На кого не откладывает отпечатка спутница жизни? Может быть, при другой жене, смягчающей, предупреждающей, Гучков не был бы так уничтожительно нетерпим и к императрице? В борьбе с Алисой он иногда переступал границы, которые против женщины всё равно нельзя.

Тянулась полоса потерь, полоса неудач, ещё перепутанная болезнями. Двенадцатый принёс Гучкову недоверие России, провал на выборах в Четвёртую Думу. Тринадцатый – неудавшийся бунт октябристов, не стронувший Россию никуда. Четырнадцатый – несчастную войну. И из первых её испытаний: лодзинский мешок и добровольное решение – остаться с ранеными, отстаивать их, если им суждено в плен.

Душе, постоянно отданной борьбе крупномасштабной, освободительно опять увидеть контраст этих масштабов: в каком же ничтожестве мог я барахтаться? что там могло травить меня так?

А испытавши вновь это восхождение, пожалеть свою несчастную спутницу, что ей никогда не подняться сюда, что ей никогда не изведать, как мелки её обиды, как жалки её претензии. Пожалеть и – простить её, в широкой мужской форме – то есть, просить прощения. Когда так сотрясается мир – разве между гигантских воронок уцелевает луночка супружеских слез?… И под гул орудий в предместьях окружаемой Лодзи, с последним может быть гонцом в Россию – последнее может быть в жизни письмо… Моя хорошая… прости… я причинял тебе всю нашу жизнь… Не перестаю думать о наших детях… Душевно любящий тебя…

А окружение – не состоялось.
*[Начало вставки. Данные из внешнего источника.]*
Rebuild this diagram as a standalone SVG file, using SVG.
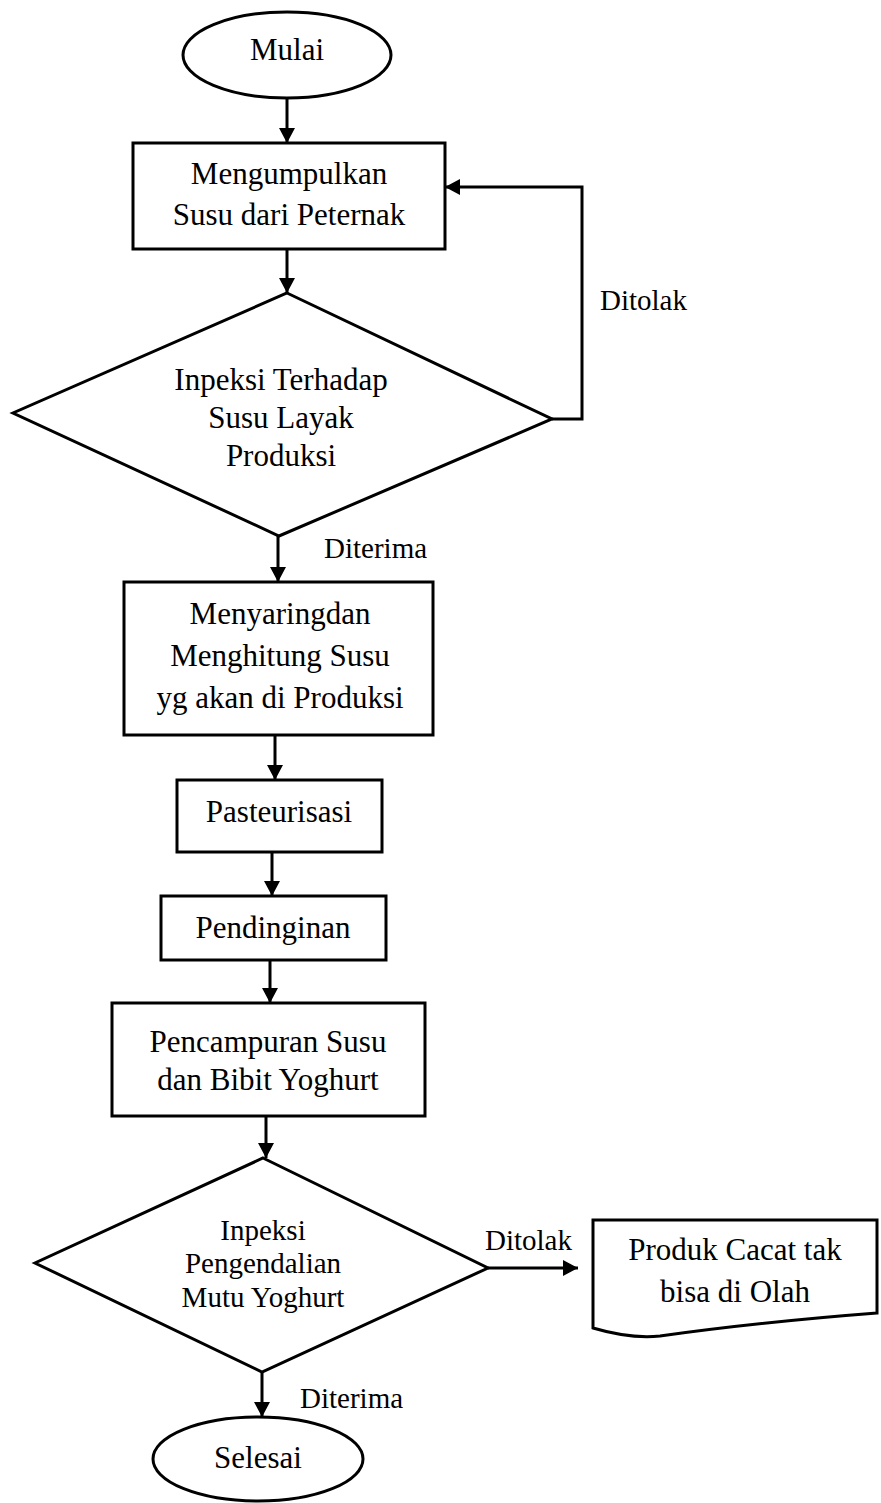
<svg xmlns="http://www.w3.org/2000/svg" width="881" height="1503" viewBox="0 0 881 1503">
  <defs>
    <marker id="arrow" markerUnits="userSpaceOnUse" markerWidth="16" markerHeight="16" refX="15" refY="8" orient="auto">
      <path d="M0,0 L15,8 L0,16 Z" fill="#000"/>
    </marker>
    <style>
      .shape { fill: #fff; stroke: #000; stroke-width: 3; stroke-linejoin: miter; }
      .link { fill: none; stroke: #000; stroke-width: 3; }
      .txt { font-family: "Liberation Serif", "Times New Roman", serif; font-size: 31px; fill: #000; text-anchor: middle; }
      .sm { font-size: 29px; }
      .lbl { font-family: "Liberation Serif", "Times New Roman", serif; font-size: 29px; fill: #000; }
    </style>
  </defs>

  <rect width="881" height="1503" fill="#fff"/>

  <!-- connectors -->
  <g id="connectors">
    <line class="link" x1="287" y1="98" x2="287" y2="143" marker-end="url(#arrow)"/>
    <line class="link" x1="287" y1="249" x2="287" y2="293" marker-end="url(#arrow)"/>
    <polyline class="link" points="552,419 582,419 582,187 445,187" marker-end="url(#arrow)"/>
    <line class="link" x1="278" y1="536" x2="278" y2="582" marker-end="url(#arrow)"/>
    <line class="link" x1="275" y1="735" x2="275" y2="780" marker-end="url(#arrow)"/>
    <line class="link" x1="272" y1="852" x2="272" y2="896" marker-end="url(#arrow)"/>
    <line class="link" x1="270" y1="960" x2="270" y2="1003" marker-end="url(#arrow)"/>
    <line class="link" x1="266" y1="1116" x2="266" y2="1158" marker-end="url(#arrow)"/>
    <line class="link" x1="488" y1="1268" x2="578" y2="1268" marker-end="url(#arrow)"/>
    <line class="link" x1="262" y1="1372" x2="262" y2="1417" marker-end="url(#arrow)"/>
    <text class="lbl" x="600" y="310">Ditolak</text>
    <text class="lbl" x="324" y="558">Diterima</text>
    <text class="lbl" x="485" y="1250">Ditolak</text>
    <text class="lbl" x="300" y="1408">Diterima</text>
  </g>

  <!-- start -->
  <g id="mulai">
    <ellipse class="shape" cx="287" cy="55" rx="104" ry="43"/>
    <text class="txt" x="287" y="60">Mulai</text>
  </g>

  <g id="mengumpulkan">
    <rect class="shape" x="133" y="143" width="312" height="106"/>
    <text class="txt" x="289" y="184">Mengumpulkan</text>
    <text class="txt" x="289" y="225">Susu dari Peternak</text>
  </g>

  <g id="inspeksi-susu">
    <polygon class="shape" points="287,293 552,419 279,536 13,413"/>
    <text class="txt" x="281" y="390">Inpeksi Terhadap</text>
    <text class="txt" x="281" y="428">Susu Layak</text>
    <text class="txt" x="281" y="466">Produksi</text>
  </g>

  <g id="menyaring">
    <rect class="shape" x="124" y="582" width="309" height="153"/>
    <text class="txt" x="280" y="624">Menyaringdan</text>
    <text class="txt" x="280" y="666">Menghitung Susu</text>
    <text class="txt" x="280" y="708">yg akan di Produksi</text>
  </g>

  <g id="pasteurisasi">
    <rect class="shape" x="177" y="780" width="205" height="72"/>
    <text class="txt" x="279" y="822">Pasteurisasi</text>
  </g>

  <g id="pendinginan">
    <rect class="shape" x="161" y="896" width="225" height="64"/>
    <text class="txt" x="273" y="938">Pendinginan</text>
  </g>

  <g id="pencampuran">
    <rect class="shape" x="112" y="1003" width="313" height="113"/>
    <text class="txt" x="268" y="1052">Pencampuran Susu</text>
    <text class="txt" x="268" y="1090">dan Bibit Yoghurt</text>
  </g>

  <g id="inspeksi-yoghurt">
    <polygon class="shape" points="263,1158 488,1268 262,1372 35,1263"/>
    <text class="txt sm" x="263" y="1240">Inpeksi</text>
    <text class="txt sm" x="263" y="1273">Pengendalian</text>
    <text class="txt sm" x="263" y="1307">Mutu Yoghurt</text>
  </g>

  <g id="produk-cacat">
    <path class="shape" d="M593,1220 L877,1220 L877,1313 Q760,1322 660,1336 Q630,1339 593,1328 Z"/>
    <text class="txt" x="735" y="1260">Produk Cacat tak</text>
    <text class="txt" x="735" y="1302">bisa di Olah</text>
  </g>

  <g id="selesai">
    <ellipse class="shape" cx="258" cy="1459" rx="105" ry="42"/>
    <text class="txt" x="258" y="1468">Selesai</text>
  </g>
</svg>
Гучков воротился – и даже в обычную петербургскую и даже, увы, в семейную жизнь. Впрочем, что-то же сохранилось? что-то понято из тех лодзинских записок? (Что он – виноват?…) По законам нелинейности, через пороги всех окончательных разрывов, они снова выглядят благоприличной семьёй. Встречаются знакомые в Москве ли, на водах, расспрашивают одного о другом, получают ответы. Приписывает знакомый генерал: «Целую ручки Марье Ильиничне»… Из разъездов: Маша, забыл бумаги, забыл ботинки, пришли… Война, много событий, много движения, и без удушья проходит Девятьсот Пятнадцатый. (Только вдруг бросается Маша, из ревности, по его краснокрестным госпиталям, вносит неразбериху, ставит Гучкова в неловкое положение).